Conference: CVPR 2026
Paper: CVF Open Access
Code: TBD
Area: 3D Vision
Keywords: 3D Gaussian Splatting, Spike Camera, Pose-free Reconstruction, High-speed Scenes, Neural Rendering

TL;DR

This paper introduces Nope-SGS, the first framework for reconstructing high-speed 3D scenes directly from raw spike camera streams without camera pose priors. By remodeling spike imaging as a binomial distribution, it recovers a stable Normalized Binomial Distribution Spike (NBDS) supervision signal from unstable single-frame spikes. Combined with key-frame selection and progressive optimization, it simultaneously solves for camera trajectories and 3D Gaussians. Compared to SOTA, it achieves up to a 7.4dB improvement in PSNR, a 40% reduction in ATE, and is the fastest among spike-based methods.

Background & Motivation

Background: 3D Gaussian Splatting (3DGS) has become a mainstream for 3D reconstruction due to its explicit representation and real-time rendering. However, it strongly relies on two components: clear images and precise camera poses. In high-speed motion scenarios, conventional exposure-based cameras suffer from severe motion blur due to shutter integration, and poses (typically estimated via COLMAP/SfM) are difficult to obtain accurately. To address this, some works introduce spike cameras—bio-inspired sensors where each pixel continuously integrates incident light, fires a spike upon reaching a threshold, and resets. These cameras output a 0/1 binary stream with extremely high temporal resolution, naturally avoiding motion blur.
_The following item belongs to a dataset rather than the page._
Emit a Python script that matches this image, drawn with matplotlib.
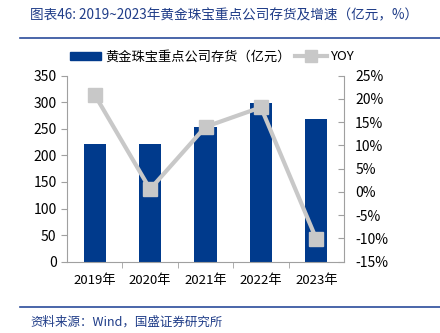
import matplotlib.pyplot as plt
from matplotlib.lines import Line2D
from matplotlib.patches import Patch
from matplotlib.ticker import FuncFormatter, MultipleLocator, FixedLocator

plt.rcParams['font.family'] = ['Noto Sans CJK SC', 'DejaVu Sans']

# 数据
years = ["2019年", "2020年", "2021年", "2022年", "2023年"]
inventory = [221, 222, 253, 299, 268]
yoy = [20.9, 0.6, 14.0, 18.2, -10.1]

bar_color = "#003A8C"
line_color = "#C8C8C8"
axis_color = "#A0A0A0"
title_color = "#1F3C88"

fig = plt.figure(figsize=(4.4, 3.33), dpi=100)

# 标题和分隔线
fig.text(30 / 440, 1 - 15 / 333, "图表46: 2019~2023年黄金珠宝重点公司存货及增速（亿元，%）",
         color=title_color, fontsize=9.8, style="italic", va="center", ha="left")
fig.add_artist(Line2D([20 / 440, 1], [1 - 38 / 333] * 2, color="#2B4C9B", lw=1.2))
fig.add_artist(Line2D([20 / 440, 1], [1 - 307 / 333] * 2, color="#2B4C9B", lw=1.2))
fig.text(30 / 440, 1 - 322 / 333, "资料来源：Wind，国盛证券研究所",
         color=title_color, fontsize=9, style="italic", va="center", ha="left")

ax = fig.add_axes([67 / 440, 1 - 261.7 / 333, 277 / 440, 186 / 333])
x = range(len(years))
ax.bar(x, inventory, width=0.4, color=bar_color, zorder=2)
ax.set_xlim(-0.5, 4.5)
ax.set_ylim(0, 350)
ax.yaxis.set_major_locator(MultipleLocator(50))
ax.set_xticks(list(x))
ax.set_xticklabels(years)
ax.xaxis.set_minor_locator(FixedLocator([0.5, 1.5, 2.5, 3.5]))
ax.tick_params(axis="x", which="major", length=0, labelsize=9.5, pad=9)
ax.tick_params(axis="x", which="minor", length=4, color=axis_color, direction="out")
ax.tick_params(axis="y", length=4, color=axis_color, labelsize=10, direction="out")
for s in ["top", "right"]:
    ax.spines[s].set_visible(False)
for s in ["left", "bottom"]:
    ax.spines[s].set_color(axis_color)

ax2 = ax.twinx()
ax2.plot(x, yoy, color=line_color, lw=3, marker="s", markersize=10, zorder=3)
ax2.set_ylim(-15, 25)
ax2.yaxis.set_major_locator(MultipleLocator(5))
ax2.yaxis.set_major_formatter(FuncFormatter(lambda v, p: f"{v:.0f}%"))
ax2.tick_params(axis="y", length=4, color=axis_color, labelsize=10, direction="in", pad=8)
for s in ["top", "left", "bottom"]:
    ax2.spines[s].set_visible(False)
ax2.spines["right"].set_color(axis_color)

handles = [Patch(color=bar_color),
           Line2D([], [], color=line_color, lw=3, marker="s", markersize=8)]
labels = ["黄金珠宝重点公司存货（亿元）", "YOY"]
fig.legend(handles, labels, loc="center", bbox_to_anchor=(212 / 440, 1 - 57 / 333),
           ncol=2, frameon=False, fontsize=9.5, handlelength=2.4, handleheight=0.6,
           columnspacing=0.3, handletextpad=0.3)

fig.savefig("out.png", dpi=100)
Limitations of Prior Work: Although spike-based methods eliminate the need for clear images, they remain bottlenecked by the requirement for "precise poses." This is due to two reasons: (a) single-frame spike information is binary, with sparse and highly unstable texture details, causing feature extraction in pose estimators like COLMAP/VGGT to fail or produce inaccurate trajectories; (b) spike reconstruction typically requires significantly more frames than exposure cameras, leading to a surge in computational cost. Existing "pose-free 3DGS" methods (e.g., CF-3DGS, Instantsplat, ZeroGS) are designed for slow, clear images and perform poorly when applied directly to high-speed spike scenarios.

Key Challenge: The spike stream features high temporal resolution but extremely unstable single-frame signals. While one aims to use it to avoid motion blur, its instability ruins pose estimation. The root cause is that single-frame spikes are binary signals from Bernoulli sampling, exhibiting high variance and lacking stable textures, which prevents them from serving as reliable photometric supervision for joint pose and scene optimization.

Goal: To completely remove the dependence on precise pose priors for spike 3D reconstruction and end-to-end recover accurate camera trajectories and high-quality 3DGS scenes from unposed spike streams efficiently.

Key Insight: The authors revisit the physical imaging mechanism of spike cameras. Each pixel has a random initial voltage \(V_x\) following a uniform distribution, making spikes at different times and adjacent pixels statistically independent. Since single-frame spikes follow a Bernoulli distribution, aggregating multiple spikes in space-time approximates a binomial distribution with an expectation proportional to the true light intensity and significantly lower variance.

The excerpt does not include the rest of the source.